Like so many things in life, when it comes to purchasing a new handwoven rug for your home having a little education goes a long way.
“The first thing you need to do is become an educated consumer. Read up on the product before you go to buy it,” said Lucille Laufer, executive director of the nonprofit Oriental Rug Importers Association.
Laufer said the technical definition of an Oriental rug is one that has been handwoven. It can be distinguished from a machine-made rug by the intricacy of its design and overall beauty, she said.
“You can use a handwoven rug in any room of the house, from the kitchen to the bathroom and from the living room to the dining room.”
The rugs can be woven in a variety of styles, from traditional to contemporary, and in materials such as cotton, wool and silk. They can be hand knotted, hand tufted or flat woven, depending on the style and pattern.
Detailed information about the different types of Oriental rugs can be found in a new shopper’s guide sponsored by India’s nonprofit Carpet Export Promotion Council in cooperation with the U.S.-based nonprofit Oriental Rug Importers Association.
Michael Harounian, president of the association, said consumers can tell the different between hand-knotted and hand-tufted rugs by looking at the back sides. Hand-knotted rugs will have no backing and you will be able to see the patterns clearly. Hand-tufted rugs usually have a canvas backing, he said.
“Also, look at the fringes. If they are woven straight through, then it is not handwoven. If it has been hand knotted, no two knots will be exactly the same.”
Laufer said the artisans who make the rugs have learned the age-old craft from relatives, handing down secrets and techniques from generation to generation.
When it comes time to shop for an Oriental rug, both Harounian and Laufer said it is best to find a reputable dealer, one that has been recommend by a trusted relative or friend, if possible.

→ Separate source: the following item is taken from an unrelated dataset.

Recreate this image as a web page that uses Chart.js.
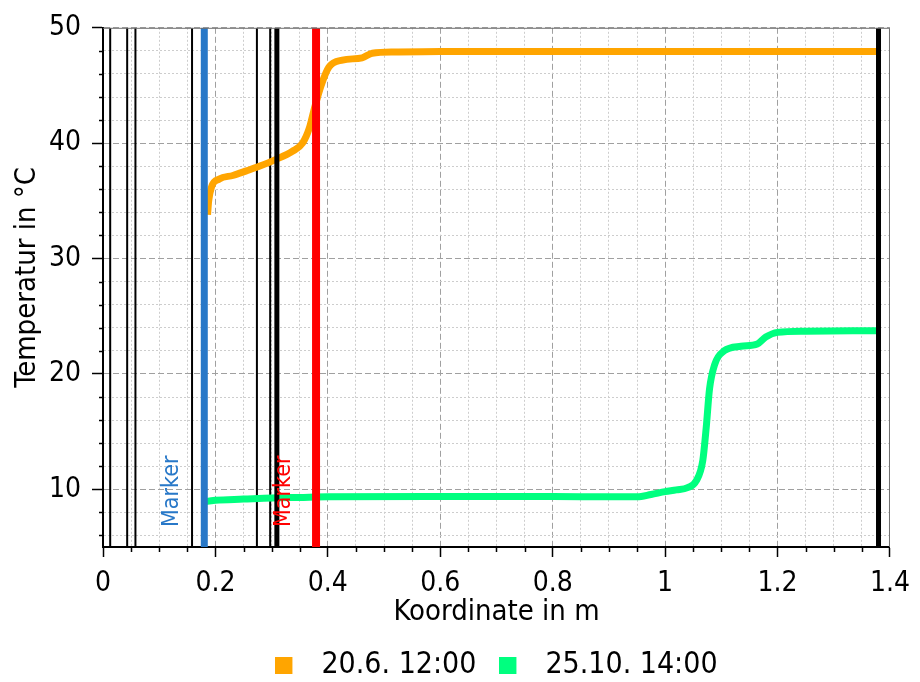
<!DOCTYPE html>
<html>
<head>
<meta charset="utf-8">
<script src="https://cdn.jsdelivr.net/npm/chart.js@4.4.1/dist/chart.umd.min.js"></script>
<style>
  body { margin: 0; background: #fff; }
  #wrap { width: 920px; height: 682px; }
</style>
</head>
<body>
<div id="wrap"><canvas id="profileChart" width="920" height="682"></canvas></div>
<script>
// Temperaturprofil - Daten
const seriesLabels = ['20.6. 12:00', '25.10. 14:00'];
const seriesColors = ['#ffa500', '#00ff7f'];

const summerX = [0.186, 0.188, 0.193, 0.207, 0.231, 0.255, 0.278, 0.308, 0.337, 0.355, 0.367, 0.376, 0.388, 0.402, 0.426, 0.461, 0.479, 0.52, 0.6, 1.0, 1.378];
const summerY = [33.8, 35.0, 36.2, 36.9, 37.2, 37.6, 38.0, 38.6, 39.3, 40.0, 41.3, 43.0, 45.0, 46.6, 47.2, 47.4, 47.8, 47.9, 47.95, 47.95, 47.95];

const winterX = [0.176, 0.185, 0.2, 0.25, 0.3, 0.35, 0.4, 0.6, 0.8, 0.9, 0.95, 0.975, 1.0, 1.02, 1.04, 1.055, 1.067, 1.073, 1.079, 1.088, 1.105, 1.135, 1.164, 1.179, 1.2, 1.25, 1.378];
const winterY = [8.85, 8.95, 9.05, 9.15, 9.25, 9.3, 9.35, 9.38, 9.38, 9.35, 9.35, 9.55, 9.8, 9.95, 10.15, 10.7, 12.5, 15.3, 18.7, 20.8, 22.0, 22.4, 22.6, 23.2, 23.6, 23.7, 23.75];

// Schichtgrenzen
const wallsThin = [0.0128, 0.043, 0.0577, 0.1584, 0.2738, 0.2974];
const wallsThick = [0.3093, 1.3796];

// Marker
const markerX = [0.1802, 0.379];
const markerColors = ['#2878c8', '#ff0000'];
const markerText = ['Marker', 'Marker'];

// Achsen
const xLabels = [0, 0.2, 0.4, 0.6, 0.8, 1, 1.2, 1.4];
const yLabels = [10, 20, 30, 40, 50];
const yTitle = 'Temperatur in °C';
const xMin = 0, xMax = 1.4, yMin = 5, yMax = 50;

const FONT = '"DejaVu Sans Condensed", "DejaVu Sans", sans-serif';
Chart.defaults.font.family = FONT;
Chart.defaults.color = '#000';

const isXMajor = v => xLabels.some(t => Math.abs(t - v) < 1e-6);
const isYMajor = v => yLabels.some(t => Math.abs(t - v) < 1e-6);

function legendBox(color) {
  const c = document.createElement('canvas');
  c.width = 31; c.height = 17;
  const g = c.getContext('2d');
  g.fillStyle = color;
  g.fillRect(0, 0, 17, 17);
  return c;
}

function toPoints(xs, ys) {
  return xs.map((x, i) => ({x: x, y: ys[i]}));
}

function vline(x, color, width, order) {
  return {
    label: '',
    data: [{x: x, y: yMin}, {x: x, y: yMax}],
    borderColor: color,
    borderWidth: width,
    pointRadius: 0,
    order: order
  };
}

const datasets = [
  {
    label: seriesLabels[0],
    data: toPoints(summerX, summerY),
    borderColor: seriesColors[0],
    backgroundColor: seriesColors[0],
    borderWidth: 7,
    pointRadius: 0,
    pointStyle: legendBox(seriesColors[0]),
    cubicInterpolationMode: 'monotone',
    order: 2
  },
  {
    label: seriesLabels[1],
    data: toPoints(winterX, winterY),
    borderColor: seriesColors[1],
    backgroundColor: seriesColors[1],
    borderWidth: 7,
    pointRadius: 0,
    pointStyle: legendBox(seriesColors[1]),
    cubicInterpolationMode: 'monotone',
    order: 2
  }
];
wallsThin.forEach(w => datasets.push(vline(w, '#000', 2, 3)));
wallsThick.forEach(w => datasets.push(vline(w, '#000', 5, 1)));
markerX.forEach((m, i) => datasets.push(vline(m, markerColors[i], i === 0 ? 7 : 8, 1)));

// Legende mittig unter der Zeichenfläche, Rahmen oben/rechts, kurze Nebenstriche, Texte
const extrasPlugin = {
  id: 'extras',
  afterLayout(chart) {
    const lg = chart.legend;
    if (!lg) return;
    lg.left = chart.chartArea.left;
    lg.right = chart.chartArea.right;
    lg.width = lg.right - lg.left;
  },
  afterDatasetsDraw(chart) {
    const {ctx, scales: {x, y}} = chart;
    ctx.save();
    ctx.font = '23px ' + FONT;
    ctx.textAlign = 'left';
    ctx.textBaseline = 'middle';
    markerX.forEach((m, i) => {
      ctx.save();
      ctx.translate(x.getPixelForValue(m) - 32, y.bottom - 20);
      ctx.rotate(-Math.PI / 2);
      ctx.fillStyle = markerColors[i];
      ctx.fillText(markerText[i], 0, 0);
      ctx.restore();
    });
    ctx.restore();
  },
  afterDraw(chart) {
    const {ctx, chartArea: a, scales: {x, y}} = chart;
    ctx.save();
    ctx.strokeStyle = '#6e6e6e';
    ctx.lineWidth = 1;
    ctx.beginPath();
    ctx.moveTo(a.left, a.top + 0.5);
    ctx.lineTo(a.right - 0.5, a.top + 0.5);
    ctx.lineTo(a.right - 0.5, a.bottom);
    ctx.stroke();

    ctx.strokeStyle = '#000';
    ctx.lineWidth = 1.5;
    ctx.beginPath();
    x.ticks.forEach(t => {
      if (isXMajor(t.value)) return;
      const px = Math.round(x.getPixelForValue(t.value)) + 0.5;
      ctx.moveTo(px, a.bottom);
      ctx.lineTo(px, a.bottom + 5);
    });
    y.ticks.forEach(t => {
      if (isYMajor(t.value)) return;
      const py = Math.round(y.getPixelForValue(t.value)) + 0.5;
      ctx.moveTo(a.left, py);
      ctx.lineTo(a.left - 4, py);
    });
    ctx.stroke();

    // y-Achsentitel, etwas oberhalb der Mitte wie im Original
    ctx.translate(27, (a.top + a.bottom) / 2 - 10);
    ctx.rotate(-Math.PI / 2);
    ctx.font = '29px ' + FONT;
    ctx.fillStyle = '#000';
    ctx.textAlign = 'center';
    ctx.textBaseline = 'middle';
    ctx.fillText(yTitle, 0, 0);
    ctx.restore();
  }
};

new Chart(document.getElementById('profileChart'), {
  type: 'line',
  data: {datasets: datasets},
  options: {
    responsive: false,
    animation: false,
    devicePixelRatio: 1,
    layout: {padding: {top: 22, right: 28, left: 0, bottom: -8}},
    plugins: {
      tooltip: {enabled: false},
      legend: {
        position: 'bottom',
        labels: {
          usePointStyle: true,
          pointStyleWidth: 31,
          boxHeight: 17,
          padding: 23,
          font: {size: 30},
          filter: item => seriesLabels.includes(item.text)
        }
      }
    },
    scales: {
      x: {
        type: 'linear',
        min: xMin,
        max: xMax,
        afterFit: s => { s.height = 80; },
        title: {display: true, text: 'Koordinate in m', font: {size: 29}, padding: {top: 0, bottom: -3}},
        ticks: {
          stepSize: 0.05,
          autoSkip: false,
          maxRotation: 0,
          padding: 10,
          font: {size: 28},
          callback: v => {
            const hit = xLabels.find(t => Math.abs(t - v) < 1e-6);
            return hit === undefined ? '' : String(hit);
          }
        },
        grid: {
          color: c => isXMajor(c.tick.value) ? '#a0a0a0' : '#cdcdcd',
          lineWidth: 1,
          tickLength: 10,
          tickWidth: 1.5,
          tickColor: c => isXMajor(c.tick.value) ? '#000' : 'rgba(0,0,0,0)'
        },
        border: {
          color: '#000',
          width: 2,
          dash: c => isXMajor(c.tick.value) ? [6, 3] : [2, 2]
        }
      },
      y: {
        type: 'linear',
        min: yMin,
        max: yMax,
        afterFit: s => { s.width = 103; },
        title: {display: false},
        ticks: {
          stepSize: 2,
          includeBounds: false,
          autoSkip: false,
          padding: 11,
          font: {size: 28},
          callback: v => isYMajor(v) ? String(v) : ''
        },
        grid: {
          color: c => isYMajor(c.tick.value) ? '#a0a0a0' : '#cdcdcd',
          lineWidth: 1,
          tickLength: 11,
          tickWidth: 1.5,
          tickColor: c => isYMajor(c.tick.value) ? '#000' : 'rgba(0,0,0,0)'
        },
        border: {
          color: '#000',
          width: 2,
          dash: c => isYMajor(c.tick.value) ? [6, 3] : [2, 2]
        }
      }
    }
  },
  plugins: [extrasPlugin]
});
</script>
</body>
</html>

But, a little detective work can help even uneducated consumers determine a rug’s quality, Harounian said.
“Look at the straightness of the carpet, if it sits flat on the floor and there are not a lot of ripples on the edges. Also look for the definition of color and definition of design. Make sure the colors are not bleeding. You really don’t have to be an expert. If it catches your eyes, it’s definitely not a good quality.”
Harounian said consumers also should make sure their rugs are not crooked, check for missing fringes, look for pile height that is inconsistent and variations in the dyes used from one flower to the next.
He also said to be sure to ask about the knot count per square inch. Anything above 100 knots per square inch is considered average quality, while anything with 200 and above is considered top quality.
An average starting price for a 6-by-9-foot Oriental rug is about $500. Depending on the intricacy of the design and material used, the price can be several thousand dollars.
Laufer said a good-quality rug will last for generations.
“An Oriental rug is the easiest thing in the world to take care of. You put it on the floor, vacuum it and once a year turn it around. That’s all you need to do,” she said.
The Oriental Rug Importers Association offers additional information on its Web site, www.rugsofindia.in. The shopper’s guide and Web site are part of a new nationwide educational and marketing campaign to heighten awareness of handwoven rugs from India.